**Records provided**
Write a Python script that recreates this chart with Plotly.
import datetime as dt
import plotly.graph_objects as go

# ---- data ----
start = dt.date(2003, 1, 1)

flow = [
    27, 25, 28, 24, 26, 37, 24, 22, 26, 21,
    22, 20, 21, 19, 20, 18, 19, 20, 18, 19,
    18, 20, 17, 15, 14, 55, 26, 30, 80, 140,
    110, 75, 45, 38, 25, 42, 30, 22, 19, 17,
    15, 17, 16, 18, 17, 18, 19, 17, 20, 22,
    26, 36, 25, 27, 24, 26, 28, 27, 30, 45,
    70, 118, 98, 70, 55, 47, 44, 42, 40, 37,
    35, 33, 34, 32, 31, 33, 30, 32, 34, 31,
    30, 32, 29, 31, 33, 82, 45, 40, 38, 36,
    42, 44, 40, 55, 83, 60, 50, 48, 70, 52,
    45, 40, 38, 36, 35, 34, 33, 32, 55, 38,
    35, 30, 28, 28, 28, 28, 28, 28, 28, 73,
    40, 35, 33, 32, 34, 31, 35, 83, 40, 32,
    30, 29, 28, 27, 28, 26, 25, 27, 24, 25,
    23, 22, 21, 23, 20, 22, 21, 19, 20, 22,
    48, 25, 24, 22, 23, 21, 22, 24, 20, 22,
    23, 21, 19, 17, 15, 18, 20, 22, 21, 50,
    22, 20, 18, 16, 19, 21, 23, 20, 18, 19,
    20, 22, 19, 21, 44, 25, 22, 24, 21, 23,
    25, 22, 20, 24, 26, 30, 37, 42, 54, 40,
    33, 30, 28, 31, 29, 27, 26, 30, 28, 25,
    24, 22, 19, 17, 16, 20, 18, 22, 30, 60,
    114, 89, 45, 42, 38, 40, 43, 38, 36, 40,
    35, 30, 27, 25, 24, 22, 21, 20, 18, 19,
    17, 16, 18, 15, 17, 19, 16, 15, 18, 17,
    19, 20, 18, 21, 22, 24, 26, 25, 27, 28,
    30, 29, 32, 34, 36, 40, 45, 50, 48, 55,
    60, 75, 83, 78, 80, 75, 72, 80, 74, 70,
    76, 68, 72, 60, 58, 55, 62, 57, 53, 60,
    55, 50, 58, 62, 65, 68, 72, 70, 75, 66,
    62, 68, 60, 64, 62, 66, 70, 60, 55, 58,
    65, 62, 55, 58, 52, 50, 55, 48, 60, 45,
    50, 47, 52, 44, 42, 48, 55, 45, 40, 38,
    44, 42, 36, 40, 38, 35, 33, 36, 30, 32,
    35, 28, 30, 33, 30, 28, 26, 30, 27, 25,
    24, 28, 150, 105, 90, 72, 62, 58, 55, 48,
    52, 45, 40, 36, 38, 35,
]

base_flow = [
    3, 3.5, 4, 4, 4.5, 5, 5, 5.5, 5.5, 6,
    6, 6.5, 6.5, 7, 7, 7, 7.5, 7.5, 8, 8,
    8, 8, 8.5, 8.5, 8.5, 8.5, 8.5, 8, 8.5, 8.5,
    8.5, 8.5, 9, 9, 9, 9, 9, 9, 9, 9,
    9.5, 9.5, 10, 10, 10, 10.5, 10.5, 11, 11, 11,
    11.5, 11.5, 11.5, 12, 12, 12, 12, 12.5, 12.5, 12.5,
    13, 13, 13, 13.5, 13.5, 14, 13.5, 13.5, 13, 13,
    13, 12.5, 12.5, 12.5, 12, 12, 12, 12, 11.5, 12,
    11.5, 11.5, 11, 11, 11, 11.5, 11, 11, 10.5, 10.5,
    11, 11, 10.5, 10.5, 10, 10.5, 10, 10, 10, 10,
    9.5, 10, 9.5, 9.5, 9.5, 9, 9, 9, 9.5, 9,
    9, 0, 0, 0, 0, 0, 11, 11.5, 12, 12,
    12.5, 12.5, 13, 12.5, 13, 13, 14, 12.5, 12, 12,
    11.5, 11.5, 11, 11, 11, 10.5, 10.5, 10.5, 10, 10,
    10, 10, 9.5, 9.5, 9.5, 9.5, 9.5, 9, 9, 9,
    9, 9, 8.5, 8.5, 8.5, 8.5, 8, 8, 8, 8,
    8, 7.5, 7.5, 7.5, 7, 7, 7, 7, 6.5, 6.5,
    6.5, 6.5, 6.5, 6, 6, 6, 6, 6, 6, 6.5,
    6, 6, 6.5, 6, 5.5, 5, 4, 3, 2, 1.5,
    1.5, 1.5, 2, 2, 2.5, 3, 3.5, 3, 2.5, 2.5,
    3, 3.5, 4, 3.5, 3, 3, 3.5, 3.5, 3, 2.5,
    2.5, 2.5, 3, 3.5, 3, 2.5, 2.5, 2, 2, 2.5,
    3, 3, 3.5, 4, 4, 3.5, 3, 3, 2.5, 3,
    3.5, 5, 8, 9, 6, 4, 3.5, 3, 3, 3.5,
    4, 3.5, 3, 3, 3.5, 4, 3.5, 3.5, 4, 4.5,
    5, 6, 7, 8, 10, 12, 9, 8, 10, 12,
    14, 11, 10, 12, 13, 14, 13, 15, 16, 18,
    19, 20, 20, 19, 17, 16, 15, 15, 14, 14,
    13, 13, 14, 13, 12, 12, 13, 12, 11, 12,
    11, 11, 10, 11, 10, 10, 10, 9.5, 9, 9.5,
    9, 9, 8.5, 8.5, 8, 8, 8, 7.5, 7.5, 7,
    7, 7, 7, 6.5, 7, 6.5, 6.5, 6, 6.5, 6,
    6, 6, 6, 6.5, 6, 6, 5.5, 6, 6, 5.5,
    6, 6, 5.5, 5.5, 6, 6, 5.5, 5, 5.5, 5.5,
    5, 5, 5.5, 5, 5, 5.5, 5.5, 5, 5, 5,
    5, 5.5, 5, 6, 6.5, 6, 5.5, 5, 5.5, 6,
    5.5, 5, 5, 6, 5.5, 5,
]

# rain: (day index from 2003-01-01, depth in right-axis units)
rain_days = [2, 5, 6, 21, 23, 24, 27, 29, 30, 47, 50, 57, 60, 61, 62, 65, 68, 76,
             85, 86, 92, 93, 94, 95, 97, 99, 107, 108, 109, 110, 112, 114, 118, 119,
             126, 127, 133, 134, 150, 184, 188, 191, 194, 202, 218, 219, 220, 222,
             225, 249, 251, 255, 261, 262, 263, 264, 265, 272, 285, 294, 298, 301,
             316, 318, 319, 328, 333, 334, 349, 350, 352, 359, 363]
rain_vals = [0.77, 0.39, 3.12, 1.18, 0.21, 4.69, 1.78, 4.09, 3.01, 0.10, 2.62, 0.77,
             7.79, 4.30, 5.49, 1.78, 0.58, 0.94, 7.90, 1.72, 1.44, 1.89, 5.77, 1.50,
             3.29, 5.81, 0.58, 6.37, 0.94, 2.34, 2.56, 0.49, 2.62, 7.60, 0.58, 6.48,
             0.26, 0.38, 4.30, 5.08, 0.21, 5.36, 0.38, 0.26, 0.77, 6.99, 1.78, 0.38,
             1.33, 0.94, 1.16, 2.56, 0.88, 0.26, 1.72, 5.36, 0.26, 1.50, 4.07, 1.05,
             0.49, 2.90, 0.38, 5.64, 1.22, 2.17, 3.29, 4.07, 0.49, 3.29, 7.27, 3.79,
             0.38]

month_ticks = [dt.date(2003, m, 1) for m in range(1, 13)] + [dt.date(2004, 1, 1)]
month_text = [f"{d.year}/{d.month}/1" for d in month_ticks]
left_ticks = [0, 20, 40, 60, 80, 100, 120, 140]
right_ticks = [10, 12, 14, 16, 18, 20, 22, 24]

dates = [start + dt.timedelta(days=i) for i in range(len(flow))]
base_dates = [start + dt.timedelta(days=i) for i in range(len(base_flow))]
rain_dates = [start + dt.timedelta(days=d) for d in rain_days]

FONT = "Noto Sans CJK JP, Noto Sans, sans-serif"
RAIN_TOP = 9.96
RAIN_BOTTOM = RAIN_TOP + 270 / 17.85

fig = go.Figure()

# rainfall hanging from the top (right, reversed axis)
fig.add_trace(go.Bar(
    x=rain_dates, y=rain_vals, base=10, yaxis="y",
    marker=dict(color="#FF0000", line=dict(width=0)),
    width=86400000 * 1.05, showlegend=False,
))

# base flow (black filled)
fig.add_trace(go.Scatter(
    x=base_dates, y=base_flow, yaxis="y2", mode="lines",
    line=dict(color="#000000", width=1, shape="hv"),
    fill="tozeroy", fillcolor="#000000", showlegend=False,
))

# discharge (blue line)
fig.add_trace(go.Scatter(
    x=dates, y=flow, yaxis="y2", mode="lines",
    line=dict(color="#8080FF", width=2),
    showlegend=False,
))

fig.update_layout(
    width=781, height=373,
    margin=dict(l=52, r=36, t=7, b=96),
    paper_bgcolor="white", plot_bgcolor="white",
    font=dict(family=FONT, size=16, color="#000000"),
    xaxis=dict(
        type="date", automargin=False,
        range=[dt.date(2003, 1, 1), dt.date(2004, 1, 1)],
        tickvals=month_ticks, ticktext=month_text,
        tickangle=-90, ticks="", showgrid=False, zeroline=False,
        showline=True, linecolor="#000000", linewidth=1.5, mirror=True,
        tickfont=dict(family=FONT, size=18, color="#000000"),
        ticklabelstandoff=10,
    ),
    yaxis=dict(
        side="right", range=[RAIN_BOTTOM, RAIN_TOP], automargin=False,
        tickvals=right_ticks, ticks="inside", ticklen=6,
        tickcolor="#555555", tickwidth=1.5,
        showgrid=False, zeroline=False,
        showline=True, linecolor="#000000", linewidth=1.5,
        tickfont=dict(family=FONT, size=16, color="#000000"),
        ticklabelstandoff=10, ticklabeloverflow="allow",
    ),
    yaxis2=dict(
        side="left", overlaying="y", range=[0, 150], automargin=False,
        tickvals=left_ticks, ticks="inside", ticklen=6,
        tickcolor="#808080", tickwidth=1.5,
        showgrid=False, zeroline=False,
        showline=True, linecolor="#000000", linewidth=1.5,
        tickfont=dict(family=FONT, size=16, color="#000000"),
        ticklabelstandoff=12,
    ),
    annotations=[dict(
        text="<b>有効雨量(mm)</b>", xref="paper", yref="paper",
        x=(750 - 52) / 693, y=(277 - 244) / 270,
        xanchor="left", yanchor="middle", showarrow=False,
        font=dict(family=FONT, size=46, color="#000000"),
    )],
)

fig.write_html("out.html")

---

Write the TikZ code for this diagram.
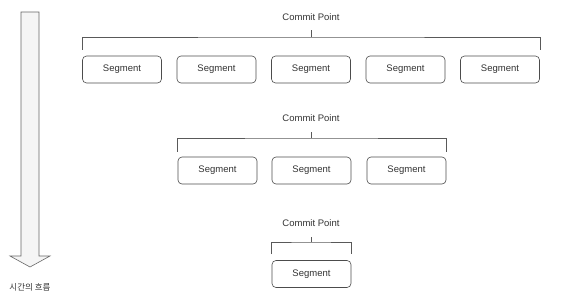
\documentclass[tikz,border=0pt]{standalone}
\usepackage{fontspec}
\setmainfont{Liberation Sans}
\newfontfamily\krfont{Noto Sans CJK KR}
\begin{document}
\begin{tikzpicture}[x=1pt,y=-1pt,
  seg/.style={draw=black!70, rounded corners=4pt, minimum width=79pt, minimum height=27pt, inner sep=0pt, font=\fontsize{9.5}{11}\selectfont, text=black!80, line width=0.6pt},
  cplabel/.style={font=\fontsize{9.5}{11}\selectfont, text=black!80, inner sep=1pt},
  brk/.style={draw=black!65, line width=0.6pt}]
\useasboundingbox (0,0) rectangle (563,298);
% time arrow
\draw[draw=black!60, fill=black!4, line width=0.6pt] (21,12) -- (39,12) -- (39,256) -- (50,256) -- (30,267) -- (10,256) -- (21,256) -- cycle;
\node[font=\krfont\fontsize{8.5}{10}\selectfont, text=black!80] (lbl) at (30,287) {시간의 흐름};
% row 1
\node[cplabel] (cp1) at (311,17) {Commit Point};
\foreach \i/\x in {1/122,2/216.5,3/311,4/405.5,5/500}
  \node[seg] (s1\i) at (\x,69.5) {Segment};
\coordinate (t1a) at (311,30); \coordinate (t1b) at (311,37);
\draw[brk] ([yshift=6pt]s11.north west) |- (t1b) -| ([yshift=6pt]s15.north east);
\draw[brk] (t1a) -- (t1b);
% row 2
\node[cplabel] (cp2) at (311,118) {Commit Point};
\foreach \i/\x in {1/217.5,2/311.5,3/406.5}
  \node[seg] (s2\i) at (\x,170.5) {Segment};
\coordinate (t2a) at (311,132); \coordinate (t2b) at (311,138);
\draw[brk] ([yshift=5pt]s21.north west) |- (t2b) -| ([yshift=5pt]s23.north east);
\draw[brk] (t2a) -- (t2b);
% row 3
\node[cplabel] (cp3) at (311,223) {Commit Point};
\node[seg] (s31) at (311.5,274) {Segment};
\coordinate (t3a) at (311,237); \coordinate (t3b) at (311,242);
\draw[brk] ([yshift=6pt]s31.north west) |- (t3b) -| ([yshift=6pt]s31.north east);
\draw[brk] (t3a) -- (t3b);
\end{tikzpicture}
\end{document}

**Exercise description**
Extract from the listing above the lines between the line containing "Write a Python" and the line containing "start = dt.date(2003, 1, 1)", keeping both of those lines. Output nothing else.

**Response to the exercise**
Write a Python script that recreates this chart with Plotly.
import datetime as dt
import plotly.graph_objects as go

# ---- data ----
start = dt.date(2003, 1, 1)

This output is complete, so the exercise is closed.